Phoenix Daughter – Hope Was My Way is Müller’s second book to be published in Việt Nam, after the success of her previous best-selling book about her mother, Lo-Anh – From the Life of a Phoenix released in Vietnamese in 2018.

***

Fulbright Speakers’ Series is a quest for knowledge and understanding with diverse incisive viewpoints of prominent authors, both in Vietnam and globally, venturing into a myriad of topics ranging from development history and current Vietnam in the context of globalization, to the importance of mental health in being a compassionate community member.

About the speaker:

Müller was the fifth child of a Vietnamese mother and a French father, growing up in abject poverty in a French village in the 1960s. Her father was a sadist, and she was raised in a heavily racist environment.

However, Müller did not give up where others might have fallen. She inherited from her Vietnamese mother, Loan (Lo-Anh), the will to live and the courage to keep moving forward, even when life seemed unbearable.

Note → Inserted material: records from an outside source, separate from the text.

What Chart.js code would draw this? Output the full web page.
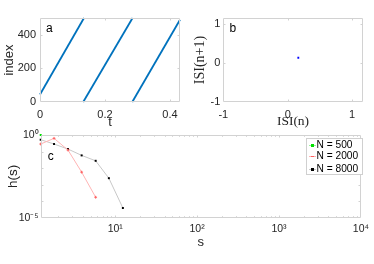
<!DOCTYPE html>
<html><head><meta charset="utf-8">
<script src="https://cdn.jsdelivr.net/npm/chart.js@4/dist/chart.umd.min.js"></script>
<style>
html,body{margin:0;padding:0;background:#fff;}
#fig{position:relative;width:374px;height:264px;overflow:hidden;background:#fff;font-family:'Liberation Sans',Arial,sans-serif;}
canvas{position:absolute;}
.lbl{position:absolute;font-size:12px;line-height:12px;color:#000;}
#legend{position:absolute;left:306px;top:138px;width:55px;height:35px;border:1px solid #d0d0d0;background:#fff;font-size:10.2px;color:#000;}
.row{position:absolute;left:0;width:55px;height:12px;line-height:12px;}
.row span{position:absolute;left:9.5px;top:0;white-space:nowrap;}
.samp{position:absolute;left:1.5px;width:7px;height:1px;top:6px;}
.mk{position:absolute;left:3.5px;width:3px;height:3px;top:5px;}
</style></head><body>
<div id="fig">
<canvas id="ca" width="190" height="130" style="left:0;top:0"></canvas>
<canvas id="cb" width="184" height="130" style="left:190px;top:0"></canvas>
<canvas id="cc" width="374" height="144" style="left:0;top:120px"></canvas>
<div class="lbl" style="left:46px;top:22.3px">a</div>
<div class="lbl" style="left:229.5px;top:22px">b</div>
<div class="lbl" style="left:47.8px;top:149.8px">c</div>
<div id="legend"></div>
</div>
<script>
// ---- data ----
// panel a: raster "index" vs time t (three sweeps)
const waveStartT   = [0, 0.133, 0.284];
const waveStartIdx = [45, 0, 0];
const waveEndT     = [0.1354, 0.285, 0.431];
const waveEndIdx   = [500, 500, 490];
const tTicks = [0, 0.2, 0.4];
const indexTicks = [0, 200, 400];
// panel b: return map
const isiN  = [0.165];
const isiN1 = [0.13];
const isiTicks = [-1, 0, 1];
// panel c: avalanche size distribution
const sValues = [1.23, 1.79, 2.65, 3.89, 5.77, 8.36, 12.4];
const h500  = [1.0];
const h2000 = [0.286, 0.63, 0.124, 0.0058, 1.78e-4];
const h8000 = [0.52, 0.286, 0.142, 0.059, 0.0279, 0.0025, 4.0e-5];
const seriesLabels = ['N = 500', 'N = 2000', 'N = 8000'];
const sTicks = [10, 100, 1000, 10000];
const hTicks = [1e-5, 1];

// ---- helpers ----
const SANS = "'Liberation Sans', Arial, sans-serif";
const SERIF = "'Liberation Serif', 'Times New Roman', serif";
const TXT = '#262626';
const AX = '#d2d2d2';
const SUP = {'0':'⁰','1':'¹','2':'²','3':'³','4':'⁴','5':'⁵','6':'⁶','7':'⁷','8':'⁸','9':'⁹','-':'⁻'};
function pow10Label(v){
  const e = String(Math.round(Math.log10(v)));
  return '10' + e.split('').map(c => SUP[c]).join('');
}
const frame = {
  id: 'frame',
  afterDraw(chart, args, o){
    if (!o || !o.color) return;
    const {ctx, chartArea: a, scales: {x, y}} = chart;
    const L = Math.round(a.left) + 0.5, R = Math.round(a.right) - 0.5;
    const T = Math.round(a.top) + 0.5, B = Math.round(a.bottom) - 0.5;
    ctx.save();
    ctx.strokeStyle = o.color; ctx.lineWidth = 1;
    ctx.beginPath();
    const tk = (list, len, isX) => (list || []).forEach(v => {
      if (isX){
        const p = Math.round(x.getPixelForValue(v)) + 0.5;
        if (p < L + 1 || p > R - 1) return;
        ctx.moveTo(p, B); ctx.lineTo(p, B - len);
        ctx.moveTo(p, T); ctx.lineTo(p, T + len);
      } else {
        const p = Math.round(y.getPixelForValue(v)) + 0.5;
        if (p < T + 1 || p > B - 1) return;
        ctx.moveTo(L, p); ctx.lineTo(L + len, p);
        ctx.moveTo(R, p); ctx.lineTo(R - len, p);
      }
    });
    tk(o.xMajor, o.len, true); tk(o.yMajor, o.len, false);
    tk(o.xMinor, o.minorLen, true); tk(o.yMinor, o.minorLen, false);
    ctx.moveTo(L, T); ctx.lineTo(R, T); ctx.lineTo(R, B); ctx.lineTo(L, B); ctx.closePath();
    ctx.stroke();
    ctx.restore();
  }
};
Chart.register(frame);
Chart.defaults.font.family = SANS;
Chart.defaults.color = TXT;

function fixTicks(list){ return s => { s.ticks = list.map(v => ({value: v})); }; }
function baseOpts(){
  return {responsive: false, animation: false, devicePixelRatio: 1, events: []};
}

// ---- panel a ----
const aData = waveStartT.map((t0, i) => ({
  data: [{x: t0, y: waveStartIdx[i]}, {x: waveEndT[i], y: waveEndIdx[i]}],
  showLine: true, borderColor: '#0072BD', borderWidth: 1.8, pointRadius: 0, clip: false
}));
new Chart(document.getElementById('ca'), {
  type: 'scatter',
  data: {datasets: aData},
  options: Object.assign(baseOpts(), {
    layout: {autoPadding: false, padding: {left: 0, top: 18, right: 10, bottom: 0}},
    scales: {
      x: {type: 'linear', min: 0, max: 0.431,
        afterBuildTicks: fixTicks(tTicks), afterFit: s => { s.height = 28; },
        grid: {display: false, drawTicks: false}, border: {display: false},
        ticks: {font: {size: 11}, padding: 6, maxRotation: 0, callback: v => String(v)},
        title: {display: true, text: 't', font: {size: 13}, padding: {top: 0, bottom: 0}}},
      y: {type: 'linear', min: 0, max: 500,
        afterBuildTicks: fixTicks(indexTicks), afterFit: s => { s.width = 40; },
        grid: {display: false, drawTicks: false}, border: {display: false},
        ticks: {font: {size: 11}, padding: 4},
        title: {display: true, text: 'index', font: {size: 13}, padding: {top: 2, bottom: 0}}}
    },
    plugins: {legend: {display: false}, tooltip: {enabled: false},
      frame: {color: AX, len: 2, minorLen: 1, xMajor: tTicks, yMajor: indexTicks}}
  })
});

// ---- panel b ----
new Chart(document.getElementById('cb'), {
  type: 'scatter',
  data: {datasets: [{data: isiN.map((v, i) => ({x: v, y: isiN1[i]})),
    pointStyle: 'rect', pointRadius: 1.3, backgroundColor: '#0000ff', borderWidth: 0}]},
  options: Object.assign(baseOpts(), {
    layout: {autoPadding: false, padding: {left: 0, top: 18, right: 11.3, bottom: 0}},
    scales: {
      x: {type: 'linear', min: -1, max: 1.165,
        afterBuildTicks: fixTicks(isiTicks), afterFit: s => { s.height = 28; },
        grid: {display: false, drawTicks: false}, border: {display: false},
        ticks: {font: {size: 11}, padding: 6, maxRotation: 0},
        title: {display: true, text: 'ISI(n)', font: {size: 13.5, family: SERIF}, padding: {top: 0, bottom: 0}}},
      y: {type: 'linear', min: -1, max: 1.147,
        afterBuildTicks: fixTicks(isiTicks), afterFit: s => { s.width = 33.3; },
        grid: {display: false, drawTicks: false}, border: {display: false},
        ticks: {font: {size: 11}, padding: 3},
        title: {display: true, text: 'ISI(n+1)', font: {size: 14, family: SERIF}, padding: {top: 1.5, bottom: 0}}}
    },
    plugins: {legend: {display: false}, tooltip: {enabled: false},
      frame: {color: AX, len: 2, minorLen: 1, xMajor: isiTicks, yMajor: isiTicks}}
  })
});

// ---- panel c ----
const xMinor = [];
for (let k = 0; k < 4; k++) for (let m = 2; m <= 9; m++) xMinor.push(m * Math.pow(10, k));
const yMajorC = [1e-4, 1e-3, 1e-2, 1e-1];
const cColors = [
  {line: '#9df09d', pt: '#00e000', style: 'rect'},
  {line: '#ffb4b4', pt: '#ff6060', style: 'cross'},
  {line: '#c8c8c8', pt: '#000000', style: 'rect'}
];
const cSeries = [h500, h2000, h8000];
new Chart(document.getElementById('cc'), {
  type: 'scatter',
  data: {datasets: cSeries.map((arr, i) => ({
    label: seriesLabels[i],
    data: arr.map((v, j) => ({x: sValues[j], y: v})),
    showLine: true, borderColor: cColors[i].line, borderWidth: 1,
    pointStyle: cColors[i].style, pointRadius: 1.4,
    pointBackgroundColor: cColors[i].pt, pointBorderColor: cColors[i].pt, pointBorderWidth: i === 1 ? 1 : 0,
    clip: false
  }))},
  options: Object.assign(baseOpts(), {
    layout: {autoPadding: false, padding: {left: 0, top: 15, right: 11.3, bottom: 0}},
    scales: {
      x: {type: 'logarithmic', min: 1.23, max: 10000,
        afterBuildTicks: fixTicks(sTicks), afterFit: s => { s.height = 46; },
        grid: {display: false, drawTicks: false}, border: {display: false},
        ticks: {font: {size: 10.5}, padding: 5, maxRotation: 0, autoSkip: false, callback: v => pow10Label(v)},
        title: {display: true, text: 's', font: {size: 13}, padding: {top: 0, bottom: 13.6}}},
      y: {type: 'logarithmic', min: 1e-5, max: 1,
        afterBuildTicks: fixTicks(hTicks), afterFit: s => { s.width = 40.7; },
        grid: {display: false, drawTicks: false}, border: {display: false},
        ticks: {font: {size: 10.5}, padding: 2, autoSkip: false, callback: v => pow10Label(v)},
        title: {display: true, text: 'h(s)', font: {size: 13.5}, padding: {top: 5, bottom: 0}}}
    },
    plugins: {legend: {display: false}, tooltip: {enabled: false},
      frame: {color: AX, len: 2, minorLen: 1.3, xMajor: sTicks, xMinor: xMinor, yMajor: yMajorC}}
  })
});

// ---- legend for panel c (from series labels) ----
const lg = document.getElementById('legend');
const rowTops = [0.1, 11.4, 23.8];
seriesLabels.forEach((lab, i) => {
  const r = document.createElement('div');
  r.className = 'row'; r.style.top = rowTops[i] + 'px';
  const sp = document.createElement('div'); sp.className = 'samp'; sp.style.background = cColors[i].line;
  const mk = document.createElement('div'); mk.className = 'mk'; mk.style.background = cColors[i].pt;
  if (i === 1) { mk.style.height = '1px'; mk.style.top = '6px'; }
  const t = document.createElement('span'); t.textContent = lab;
  r.appendChild(sp); r.appendChild(mk); r.appendChild(t);
  lg.appendChild(r);
});
</script>
</body></html>
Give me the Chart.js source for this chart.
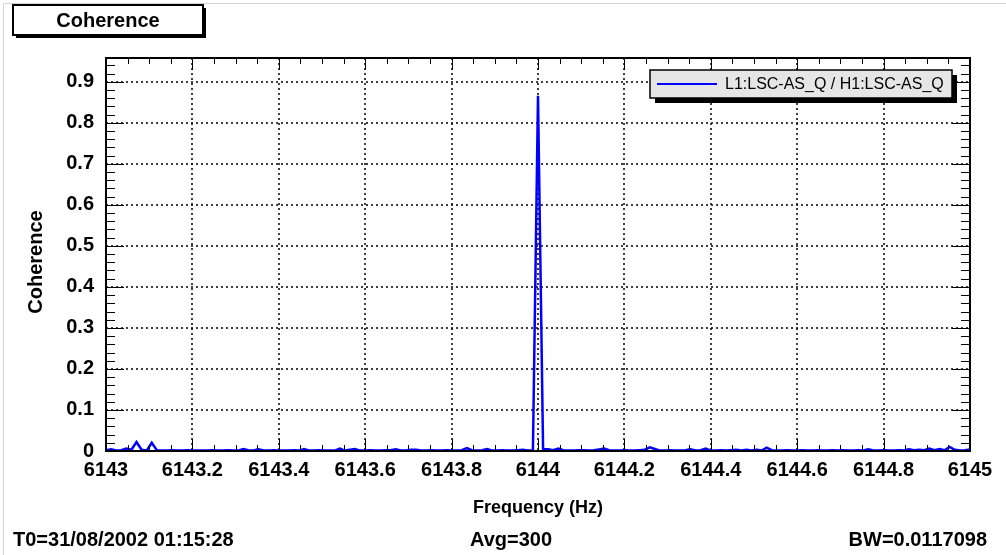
<!DOCTYPE html>
<html>
<head>
<meta charset="utf-8">
<script src="https://cdn.jsdelivr.net/npm/chart.js@4.4.0/dist/chart.umd.min.js"></script>
<style>
    html, body { margin: 0; padding: 0; background: #fff; }
    #caixa { width: 1006px; height: 555px; position: relative; }
</style>
</head>
<body>
<div id="caixa"><canvas id="grafico-coerencia"></canvas></div>
<script>
// Coherence L1 / H1 - espectro em torno de 6144 Hz

const freqInicio = 6143;
const larguraBin = 2 / 170;   // espaçamento dos bins (Hz)

// valores de coerência, um por bin
const coerencia = [
    0.002, 0.004, 0.001, 0.002, 0.006, 0.003, 0.022, 0.003, 0.001, 0.020,
    0.002, 0.001, 0.001, 0.002, 0.001, 0.001, 0.002, 0.001, 0.001, 0.001,
    0.001, 0.002, 0.001, 0.001, 0.002, 0.001, 0.001, 0.005, 0.002, 0.001,
    0.004, 0.001, 0.001, 0.002, 0.001, 0.001, 0.001, 0.002, 0.001, 0.005,
    0.001, 0.001, 0.002, 0.001, 0.001, 0.001, 0.006, 0.001, 0.003, 0.005,
    0.001, 0.001, 0.002, 0.001, 0.001, 0.002, 0.002, 0.004, 0.001, 0.001,
    0.003, 0.003, 0.001, 0.001, 0.002, 0.001, 0.001, 0.002, 0.001, 0.001,
    0.002, 0.007, 0.002, 0.001, 0.002, 0.005, 0.001, 0.001, 0.002, 0.001,
    0.001, 0.002, 0.003, 0.001, 0.002, 0.866, 0.005, 0.004, 0.002, 0.006,
    0.002, 0.001, 0.001, 0.002, 0.002, 0.001, 0.002, 0.004, 0.006, 0.002,
    0.001, 0.001, 0.002, 0.001, 0.001, 0.002, 0.003, 0.009, 0.005, 0.001,
    0.001, 0.002, 0.001, 0.001, 0.002, 0.004, 0.001, 0.002, 0.006, 0.001,
    0.001, 0.002, 0.001, 0.002, 0.003, 0.001, 0.003, 0.001, 0.003, 0.001,
    0.008, 0.002, 0.001, 0.001, 0.002, 0.001, 0.001, 0.002, 0.001, 0.001,
    0.002, 0.001, 0.001, 0.002, 0.001, 0.002, 0.001, 0.001, 0.002, 0.001,
    0.004, 0.001, 0.001, 0.002, 0.001, 0.001, 0.002, 0.001, 0.004, 0.002,
    0.003, 0.002, 0.006, 0.002, 0.005, 0.002, 0.010, 0.003, 0.001, 0.002,
    0.004
];
const frequencias = coerencia.map((_, i) => freqInicio + i * larguraBin);

const xTickLabels = ['6143', '6143.2', '6143.4', '6143.6', '6143.8', '6144',
                     '6144.2', '6144.4', '6144.6', '6144.8', '6145'];
const yTickLabels = ['0', '0.1', '0.2', '0.3', '0.4', '0.5', '0.6', '0.7', '0.8', '0.9'];

const xMin = 6143, xMax = 6145;
const yMin = 0, yMax = 0.958;

const tituloGrafico = 'Coherence';
const legendaSerie = 'L1:LSC-AS_Q / H1:LSC-AS_Q';
const tituloX = 'Frequency (Hz)';
const tituloY = 'Coherence';
const rodape = ['T0=31/08/2002 01:15:28', 'Avg=300', 'BW=0.0117098'];

const FONTE = '"Liberation Sans", Arial, Helvetica, sans-serif';
const AZUL = '#0000ff';

// desenha moldura, grade pontilhada, marcas, título, legenda e textos no estilo ROOT
const decoracaoRoot = {
    id: 'decoracaoRoot',
    beforeDraw(chart) {
        const c = chart.ctx;
        c.save();
        c.fillStyle = '#fff';
        c.fillRect(0, 0, chart.width, chart.height);
        c.strokeStyle = '#d4d4d4';
        c.lineWidth = 1;
        c.beginPath();
        c.moveTo(3.5, 3.5); c.lineTo(3.5, chart.height);
        c.moveTo(3.5, 3.5); c.lineTo(chart.width, 3.5);
        c.stroke();
        c.restore();
    },
    beforeDatasetsDraw(chart) {
        const c = chart.ctx;
        const a = chart.chartArea;
        const sx = chart.scales.x, sy = chart.scales.y;
        c.save();
        c.strokeStyle = '#000';
        c.lineWidth = 1.5;
        c.setLineDash([2, 3]);
        c.beginPath();
        xTickLabels.forEach(t => {
            const px = Math.round(sx.getPixelForValue(parseFloat(t)));
            if (px > a.left + 2 && px < a.right - 2) {
                c.moveTo(px, a.top); c.lineTo(px, a.bottom);
            }
        });
        yTickLabels.forEach(t => {
            const py = Math.round(sy.getPixelForValue(parseFloat(t)));
            if (py > a.top + 2 && py < a.bottom - 2) {
                c.moveTo(a.left, py); c.lineTo(a.right, py);
            }
        });
        c.stroke();
        c.restore();
    },
    afterDatasetsDraw(chart) {
        const c = chart.ctx;
        const a = chart.chartArea;
        const sx = chart.scales.x, sy = chart.scales.y;
        c.save();

        // marcas (para dentro), nos quatro lados
        c.strokeStyle = '#000';
        c.lineWidth = 1;
        c.beginPath();
        for (let k = 0; k <= 40; k++) {
            const v = xMin + k * 0.05;
            const px = Math.round(sx.getPixelForValue(v)) + 0.5;
            const len = (k % 4 === 0) ? 12 : 6;
            c.moveTo(px, a.bottom); c.lineTo(px, a.bottom - len);
            c.moveTo(px, a.top); c.lineTo(px, a.top + len);
        }
        for (let k = 0; k * 0.02 <= yMax + 1e-9; k++) {
            const v = k * 0.02;
            const py = Math.round(sy.getPixelForValue(v)) + 0.5;
            const len = (k % 5 === 0) ? 18 : 9;
            c.moveTo(a.left, py); c.lineTo(a.left + len, py);
            c.moveTo(a.right, py); c.lineTo(a.right - len, py);
        }
        c.stroke();

        // moldura
        c.lineWidth = 2;
        c.strokeRect(a.left, a.top, a.right - a.left, a.bottom - a.top);

        // caixa do título com sombra
        c.fillStyle = '#000';
        c.fillRect(16, 8, 190, 30);
        c.fillStyle = '#fff';
        c.fillRect(13, 5, 190, 30);
        c.lineWidth = 2;
        c.strokeRect(13, 5, 190, 30);
        c.fillStyle = '#000';
        c.font = 'bold 20px ' + FONTE;
        c.textAlign = 'center';
        c.textBaseline = 'middle';
        c.fillText(tituloGrafico, 108, 21);

        // legenda com sombra
        c.fillStyle = '#000';
        c.fillRect(655, 75, 302, 28);
        c.fillStyle = '#e6e6e6';
        c.fillRect(650, 70, 302, 28);
        c.lineWidth = 1.5;
        c.strokeRect(650, 70, 302, 28);
        c.strokeStyle = AZUL;
        c.lineWidth = 2;
        c.beginPath();
        c.moveTo(657, 84); c.lineTo(717, 84);
        c.stroke();
        c.fillStyle = '#000';
        c.font = '16px ' + FONTE;
        c.textAlign = 'left';
        c.fillText(legendaSerie, 725, 85);

        // títulos dos eixos
        c.font = 'bold 18px ' + FONTE;
        c.textAlign = 'center';
        c.fillText(tituloX, (a.left + a.right) / 2, 508);
        c.font = 'bold 20px ' + FONTE;
        c.save();
        c.translate(36, 262);
        c.rotate(-Math.PI / 2);
        c.fillText(tituloY, 0, 0);
        c.restore();

        // rodapé
        c.font = 'bold 20px ' + FONTE;
        c.textAlign = 'left';
        c.fillText(rodape[0], 13, 540);
        c.fillText(rodape[1], 470, 540);
        c.textAlign = 'right';
        c.fillText(rodape[2], 987, 540);

        c.restore();
    }
};

function criarGraficoCoerencia() {
    const ctx = document.getElementById('grafico-coerencia');
    if (!ctx) return;

    new Chart(ctx.getContext('2d'), {
        type: 'line',
        data: {
            datasets: [{
                label: legendaSerie,
                data: frequencias.map((f, i) => ({ x: f, y: coerencia[i] })),
                borderColor: AZUL,
                borderWidth: 2.5,
                pointRadius: 0,
                tension: 0,
                fill: false
            }]
        },
        options: {
            responsive: true,
            maintainAspectRatio: false,
            devicePixelRatio: 1,
            animation: false,
            layout: {
                padding: { top: 58, right: 36, left: 0, bottom: 0 }
            },
            plugins: {
                legend: { display: false },
                title: { display: false },
                tooltip: { enabled: false }
            },
            scales: {
                x: {
                    type: 'linear',
                    min: xMin,
                    max: xMax,
                    afterBuildTicks: s => { s.ticks = xTickLabels.map(t => ({ value: parseFloat(t) })); },
                    afterFit: s => { s.height = 555 - 451; },
                    grid: { display: false, drawTicks: false },
                    border: { display: false },
                    ticks: {
                        autoSkip: false,
                        maxRotation: 0,
                        padding: 7,
                        color: '#000',
                        font: { family: FONTE, size: 20, weight: 'bold' },
                        callback: (v, i) => xTickLabels[i]
                    }
                },
                y: {
                    type: 'linear',
                    min: yMin,
                    max: yMax,
                    afterBuildTicks: s => { s.ticks = yTickLabels.map(t => ({ value: parseFloat(t) })); },
                    afterFit: s => { s.width = 106; },
                    grid: { display: false, drawTicks: false },
                    border: { display: false },
                    ticks: {
                        autoSkip: false,
                        padding: 12,
                        color: '#000',
                        font: { family: FONTE, size: 20, weight: 'bold' },
                        callback: (v, i) => yTickLabels[i]
                    }
                }
            }
        },
        plugins: [decoracaoRoot]
    });
}

criarGraficoCoerencia();
</script>
</body>
</html>
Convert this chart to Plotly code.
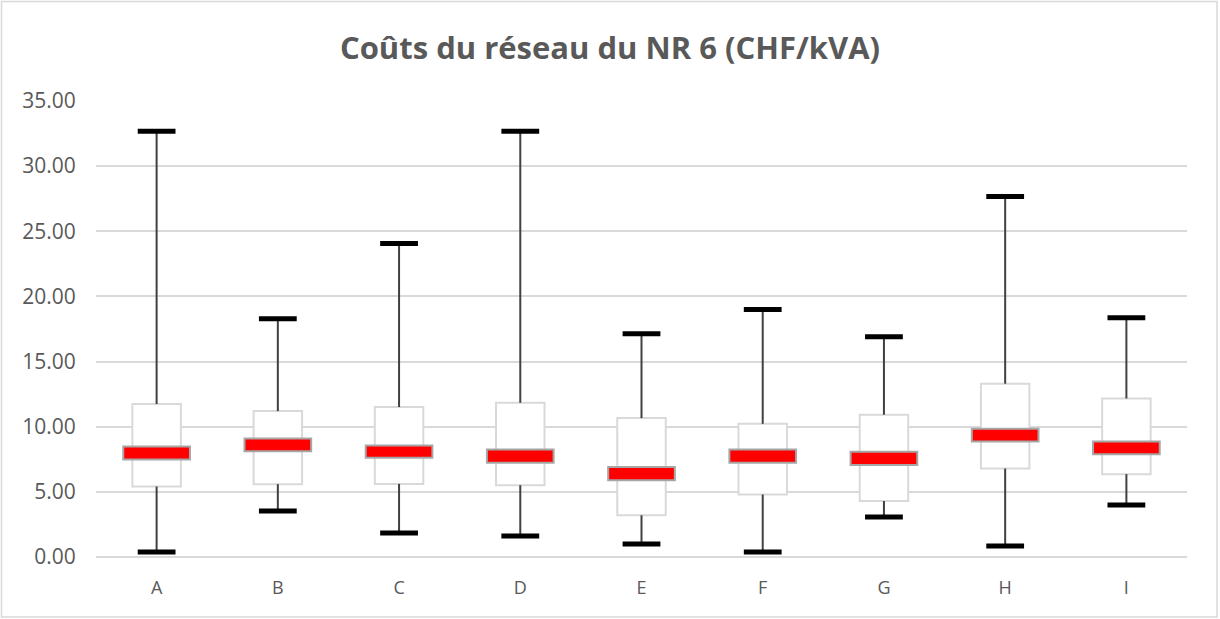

After graduating from high school, she studied languages (German, English and Russian) at Francois Rabelais University (France) and the Centre d’Etudes Pratiques de Langues Vivantes (France).

Since 1985, she has worked in Germany as an interpreter and translator. Together with her mother, Đậu Thị Cúc (Loan), Müller traveled to Southeast Asia in the 1990s and learned about her Vietnamese roots.

In May 2016, the author established the Loan Stiftung charity fund, which specializes in educational projects for ethnic minority children in remote mountainous areas of Vietnam.